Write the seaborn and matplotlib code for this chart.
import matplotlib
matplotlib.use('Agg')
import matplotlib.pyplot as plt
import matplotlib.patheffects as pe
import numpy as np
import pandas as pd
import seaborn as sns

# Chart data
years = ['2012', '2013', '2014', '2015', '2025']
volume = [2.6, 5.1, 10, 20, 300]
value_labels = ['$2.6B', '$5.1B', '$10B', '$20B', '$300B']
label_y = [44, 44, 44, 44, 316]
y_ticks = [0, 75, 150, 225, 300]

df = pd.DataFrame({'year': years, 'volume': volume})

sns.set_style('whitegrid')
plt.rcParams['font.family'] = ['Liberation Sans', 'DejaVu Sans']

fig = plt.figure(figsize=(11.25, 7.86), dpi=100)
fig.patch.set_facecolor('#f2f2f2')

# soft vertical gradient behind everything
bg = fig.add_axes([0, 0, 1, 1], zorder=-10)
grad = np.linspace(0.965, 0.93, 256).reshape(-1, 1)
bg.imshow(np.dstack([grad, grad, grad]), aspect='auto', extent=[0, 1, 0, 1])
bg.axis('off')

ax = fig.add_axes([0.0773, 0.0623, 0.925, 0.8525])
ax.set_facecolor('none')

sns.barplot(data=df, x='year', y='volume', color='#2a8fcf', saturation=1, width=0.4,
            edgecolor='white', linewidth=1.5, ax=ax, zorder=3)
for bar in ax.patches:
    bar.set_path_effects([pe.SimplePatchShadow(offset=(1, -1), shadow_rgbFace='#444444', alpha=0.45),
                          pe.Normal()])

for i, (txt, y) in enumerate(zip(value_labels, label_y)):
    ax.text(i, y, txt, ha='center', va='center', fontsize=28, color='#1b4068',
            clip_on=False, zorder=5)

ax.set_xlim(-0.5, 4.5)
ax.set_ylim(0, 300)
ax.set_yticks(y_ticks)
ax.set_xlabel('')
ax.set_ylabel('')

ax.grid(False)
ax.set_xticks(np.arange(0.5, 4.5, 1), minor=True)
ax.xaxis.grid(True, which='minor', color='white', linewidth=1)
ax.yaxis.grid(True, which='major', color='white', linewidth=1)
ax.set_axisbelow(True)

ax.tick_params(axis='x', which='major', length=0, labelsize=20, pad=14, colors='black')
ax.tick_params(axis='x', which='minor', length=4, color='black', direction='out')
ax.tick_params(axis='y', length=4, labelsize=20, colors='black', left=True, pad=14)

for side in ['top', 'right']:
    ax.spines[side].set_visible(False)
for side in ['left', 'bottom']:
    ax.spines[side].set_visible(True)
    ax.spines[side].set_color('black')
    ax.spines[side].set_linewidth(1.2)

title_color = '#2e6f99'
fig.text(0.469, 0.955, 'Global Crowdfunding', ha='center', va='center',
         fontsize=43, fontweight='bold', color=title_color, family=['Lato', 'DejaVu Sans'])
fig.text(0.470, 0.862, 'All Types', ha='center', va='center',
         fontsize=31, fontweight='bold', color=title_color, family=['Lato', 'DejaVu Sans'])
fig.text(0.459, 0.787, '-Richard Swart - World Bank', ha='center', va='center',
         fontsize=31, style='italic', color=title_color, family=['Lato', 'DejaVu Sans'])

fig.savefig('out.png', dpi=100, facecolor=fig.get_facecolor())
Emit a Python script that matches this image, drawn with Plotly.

● To be done: Output an exact copy of each record.

● Exercise result:
Write the seaborn and matplotlib code for this chart.
import matplotlib
matplotlib.use('Agg')
import matplotlib.pyplot as plt
import matplotlib.patheffects as pe
import numpy as np
import pandas as pd
import seaborn as sns

# Chart data
years = ['2012', '2013', '2014', '2015', '2025']
volume = [2.6, 5.1, 10, 20, 300]
value_labels = ['$2.6B', '$5.1B', '$10B', '$20B', '$300B']
label_y = [44, 44, 44, 44, 316]
y_ticks = [0, 75, 150, 225, 300]

df = pd.DataFrame({'year': years, 'volume': volume})

sns.set_style('whitegrid')
plt.rcParams['font.family'] = ['Liberation Sans', 'DejaVu Sans']

fig = plt.figure(figsize=(11.25, 7.86), dpi=100)
fig.patch.set_facecolor('#f2f2f2')

# soft vertical gradient behind everything
bg = fig.add_axes([0, 0, 1, 1], zorder=-10)
grad = np.linspace(0.965, 0.93, 256).reshape(-1, 1)
bg.imshow(np.dstack([grad, grad, grad]), aspect='auto', extent=[0, 1, 0, 1])
bg.axis('off')

ax = fig.add_axes([0.0773, 0.0623, 0.925, 0.8525])
ax.set_facecolor('none')

sns.barplot(data=df, x='year', y='volume', color='#2a8fcf', saturation=1, width=0.4,
            edgecolor='white', linewidth=1.5, ax=ax, zorder=3)
for bar in ax.patches:
    bar.set_path_effects([pe.SimplePatchShadow(offset=(1, -1), shadow_rgbFace='#444444', alpha=0.45),
                          pe.Normal()])

for i, (txt, y) in enumerate(zip(value_labels, label_y)):
    ax.text(i, y, txt, ha='center', va='center', fontsize=28, color='#1b4068',
            clip_on=False, zorder=5)

ax.set_xlim(-0.5, 4.5)
ax.set_ylim(0, 300)
ax.set_yticks(y_ticks)
ax.set_xlabel('')
ax.set_ylabel('')

ax.grid(False)
ax.set_xticks(np.arange(0.5, 4.5, 1), minor=True)
ax.xaxis.grid(True, which='minor', color='white', linewidth=1)
ax.yaxis.grid(True, which='major', color='white', linewidth=1)
ax.set_axisbelow(True)

ax.tick_params(axis='x', which='major', length=0, labelsize=20, pad=14, colors='black')
ax.tick_params(axis='x', which='minor', length=4, color='black', direction='out')
ax.tick_params(axis='y', length=4, labelsize=20, colors='black', left=True, pad=14)

for side in ['top', 'right']:
    ax.spines[side].set_visible(False)
for side in ['left', 'bottom']:
    ax.spines[side].set_visible(True)
    ax.spines[side].set_color('black')
    ax.spines[side].set_linewidth(1.2)

title_color = '#2e6f99'
fig.text(0.469, 0.955, 'Global Crowdfunding', ha='center', va='center',
         fontsize=43, fontweight='bold', color=title_color, family=['Lato', 'DejaVu Sans'])
fig.text(0.470, 0.862, 'All Types', ha='center', va='center',
         fontsize=31, fontweight='bold', color=title_color, family=['Lato', 'DejaVu Sans'])
fig.text(0.459, 0.787, '-Richard Swart - World Bank', ha='center', va='center',
         fontsize=31, style='italic', color=title_color, family=['Lato', 'DejaVu Sans'])

fig.savefig('out.png', dpi=100, facecolor=fig.get_facecolor())
Emit a Python script that matches this image, drawn with Plotly.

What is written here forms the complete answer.